### Work to be completed
Return the material exactly, first line through the line containing "(0,0) rectangle (925,699);", and nothing more. Pictures stay out.

### Data block

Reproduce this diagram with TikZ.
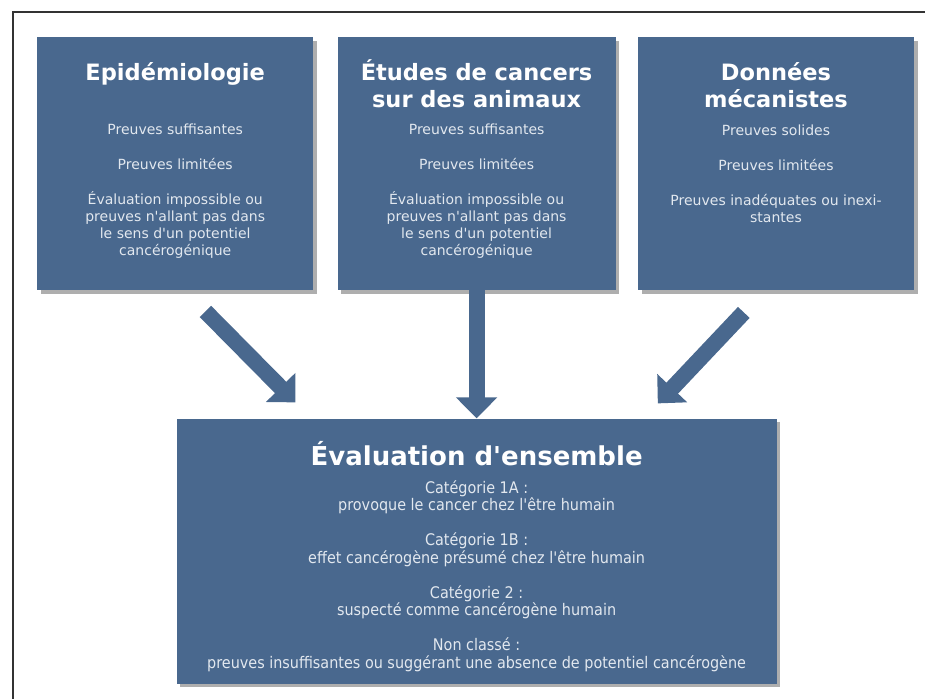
\documentclass[tikz,border=0pt]{standalone}
\usepackage{fontspec}
\newfontfamily\panelfont{DejaVu Sans}
\newfontfamily\condfont{DejaVu Sans Condensed}
\usetikzlibrary{positioning, arrows.meta, shadows}
\definecolor{panelblue}{RGB}{73,104,142}
\definecolor{paletext}{RGB}{226,232,239}

\begin{document}
\begin{tikzpicture}[
    x=1pt, y=-1pt,
    panel/.style={
        fill=panelblue,
        draw=none,
        inner sep=0pt,
        minimum height=253pt,
        drop shadow={shadow xshift=3.5pt, shadow yshift=-3.5pt, opacity=0.45, fill=black!70}
    },
    head/.style={text=white, align=center, inner sep=0pt,
        font=\panelfont\bfseries\fontsize{22.5}{27}\selectfont},
    items/.style={text=paletext, align=center, inner sep=0pt,
        font=\panelfont\fontsize{14}{16.7}\selectfont},
    flow/.style={draw=panelblue, line width=16pt,
        -{Triangle[width=40pt, length=21pt]}}
]
\useasboundingbox (0,0) rectangle (925,699);

% frame (top and left only)
\draw[line width=1.3pt, black!80] (925,12) -| (13,699);

% Three source panels
\node[panel, minimum width=276pt, anchor=north west] (epi) at (37,37) {};
\node[panel, minimum width=278pt, right=24pt of epi] (anim) {};
\node[panel, minimum width=276pt, right=22pt of anim] (meca) {};

% Overall evaluation panel
\node[panel, minimum width=600pt, minimum height=265pt, below=128pt of anim] (eval) {};

% Panel titles (base = baseline of the last line)
\node[head, anchor=base] (epititle) at ([yshift=-43pt]epi.north) {Epidémiologie};
\node[head, anchor=base] (animtitle) at ([yshift=-70pt]anim.north) {Études de cancers\\sur des animaux};
\node[head, anchor=base] (mecatitle) at ([yshift=-70pt]meca.north) {Données\\mécanistes};

% Panel contents
\node[items, anchor=base] (epiitems) at ([yshift=-218pt]epi.north) {
    Preuves suffisantes\\[18.3pt]
    Preuves limitées\\[18.3pt]
    Évaluation impossible ou\\
    preuves n'allant pas dans\\
    le sens d'un potentiel\\
    cancérogénique
};
\node[items, anchor=base] (animitems) at ([yshift=-218pt]anim.north) {
    Preuves suffisantes\\[18.3pt]
    Preuves limitées\\[18.3pt]
    Évaluation impossible ou\\
    preuves n'allant pas dans\\
    le sens d'un potentiel\\
    cancérogénique
};
\node[items, anchor=base] (mecaitems) at ([yshift=-185pt]meca.north) {
    Preuves solides\\[18.3pt]
    Preuves limitées\\[18.3pt]
    Preuves inadéquates ou inexi-\\
    stantes
};

% Evaluation text
\node[head, anchor=base, font=\panelfont\bfseries\fontsize{26}{30}\selectfont]
    (evaltitle) at ([yshift=-47pt]eval.north) {Évaluation d'ensemble};
\node[items, anchor=base, font=\condfont\fontsize{16}{17.5}\selectfont]
    (evalitems) at ([yshift=-250pt]eval.north) {
    Catégorie 1A :\\
    provoque le cancer chez l'être humain\\[17.5pt]
    Catégorie 1B :\\
    effet cancérogène présumé chez l'être humain\\[17.5pt]
    Catégorie 2 :\\
    suspecté comme cancérogène humain\\[17.5pt]
    Non classé :\\
    preuves insuffisantes ou suggérant une absence de potentiel cancérogène
};

% Arrows into the evaluation
\draw[flow] ([shift={(-108,21)}]epi.south east) -- ([shift={(119,-16)}]eval.north west);
\draw[flow] (anim.south) -- (eval.north);
\draw[flow] ([shift={(106,22)}]meca.south west) -- ([shift={(-119,-15)}]eval.north east);

\end{tikzpicture}
\end{document}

### Result
Reproduce this diagram with TikZ.
\documentclass[tikz,border=0pt]{standalone}
\usepackage{fontspec}
\newfontfamily\panelfont{DejaVu Sans}
\newfontfamily\condfont{DejaVu Sans Condensed}
\usetikzlibrary{positioning, arrows.meta, shadows}
\definecolor{panelblue}{RGB}{73,104,142}
\definecolor{paletext}{RGB}{226,232,239}

\begin{document}
\begin{tikzpicture}[
    x=1pt, y=-1pt,
    panel/.style={
        fill=panelblue,
        draw=none,
        inner sep=0pt,
        minimum height=253pt,
        drop shadow={shadow xshift=3.5pt, shadow yshift=-3.5pt, opacity=0.45, fill=black!70}
    },
    head/.style={text=white, align=center, inner sep=0pt,
        font=\panelfont\bfseries\fontsize{22.5}{27}\selectfont},
    items/.style={text=paletext, align=center, inner sep=0pt,
        font=\panelfont\fontsize{14}{16.7}\selectfont},
    flow/.style={draw=panelblue, line width=16pt,
        -{Triangle[width=40pt, length=21pt]}}
]
\useasboundingbox (0,0) rectangle (925,699);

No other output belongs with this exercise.